We spent a while deciding on what tender to take. Read lots (probably too much) about different options.
We wanted something that would last well and take the abuse that we would throw at it. Its not that l’m not careful (mel will disagree) its just that I have a habit of using things quite hard.
Inflatable: Most common choice. Easy to stow if you have enough locker space. (not already filled with sails, ropes, jerry cans and a folding bicycle. fabric will degrade in the sun and it will get a hole it at some point.
Hard dinghy: Cheap, bombproof, rows well, but where do you put it? We don’t want davits on the back. Our friend Chris had a Portland Pudgy. Great tender and doubled as a life raft so you don’t have to carry and pay for both. Unfortunately we we don’t have anywhere it would fit. (He used davits but said he would rather not have them again for ocean crossings).
Folding/stacking: Seem to offer the advantages of the hard dinghy (except price) but fold up so that they can be stored. We measured up and couldn’t fit a stacking one in a sensible way on the foredeck in front on the baby stay. We have a solid vang so it couldn’t go behind the mast.
We liked the idea of the hard dinghy but couldn’t make it fit. So decided to try and find a folding one. We bought a 2nd hand 10ft Portabote on ebay. Picked it up took it down to the boat and decided that it was going to be just too big to assemble on the foredeck. Fortunately we managed to sell it for what we paid for it.
It is a folding pram type dinghy. 8ft long and folds to about 12cm thick.
We have tried it round the harbour. It rows really well (I didn’t think i could row and have had lots of friends laugh at me trying to) and puts along with our 2.5hp outboard. We could get a sailing kit for it if we wanted to but not going to think about that yet.
It fits down the side of the boat along the guard rails and we can put it together on the foredeck.
2.5hp honda out board from our old shared boat. On the back of the boat with the cover made by my mum.

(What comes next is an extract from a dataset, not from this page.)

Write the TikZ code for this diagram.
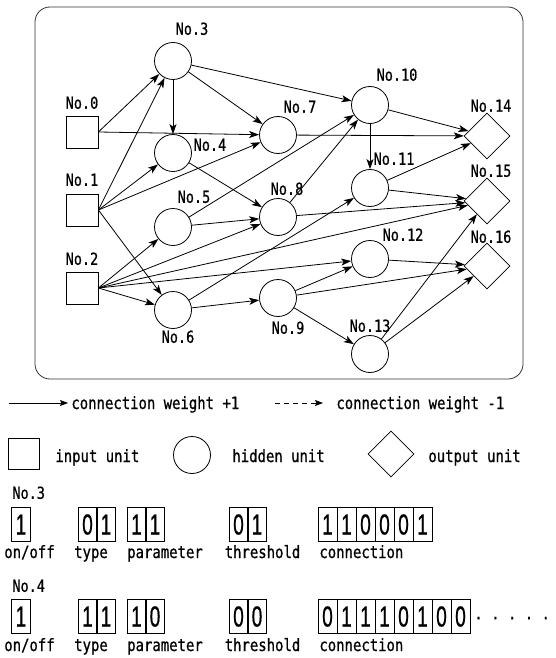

Testing in a wheely bin after we serviced it.
One of the house bank batteries died (it started sulphurating and then wouldn’t hold charge) while on our shore power charger. This forced us to think about the batteries.
We have left the starter battery as it is as this seemed pretty good. For the house bank we now have 4 x Trojan T-105 6V 220Ahr batteries. So we now have 440Ahr capacity (double what we did have). We have built a new battery box to house the extra 2 batteries.
We also solved the problem of how to connect everything to them.
6mm x 25mm copper bar (made from of copper tape lightning conductor) drilled and tapped with M8 brass bolts for terminals.
We need these because we have the following directly connected to our batteries:
One 1 both 2 switch (that feeds everything on the switch panel)
A split charge relay & sensing cables
A shore power charger & sensing cables
Two solar panels MPPT controllers & sensing cables
The alternator & sensing cables for smart regulator
The battery monitor sensing cables
Nothing we think shouldn’t be there but too much to fit onto a single short M8 stud.
These should maximise our output from the panels and having 2 will give us some redundancy. It was also cheaper to buy two of the smaller controllers than one that was big enough for all 4 panels.
The panels are wired as 2 sets of panels. Each set wired in parallel to two charge controllers. Wiring in parallel although theoretically slightly less efficient should minimise any effects of shading on a single panel.
All the connections have been done with MC4 waterproof connectors. These were easy to use and means that it is straight forward if we need to change the way the panels are connected.
Each panel has 4mm2 cable running from it. Each pair of panels has 6mm2 to the MPPT controllers and connected directly to our house battery bank.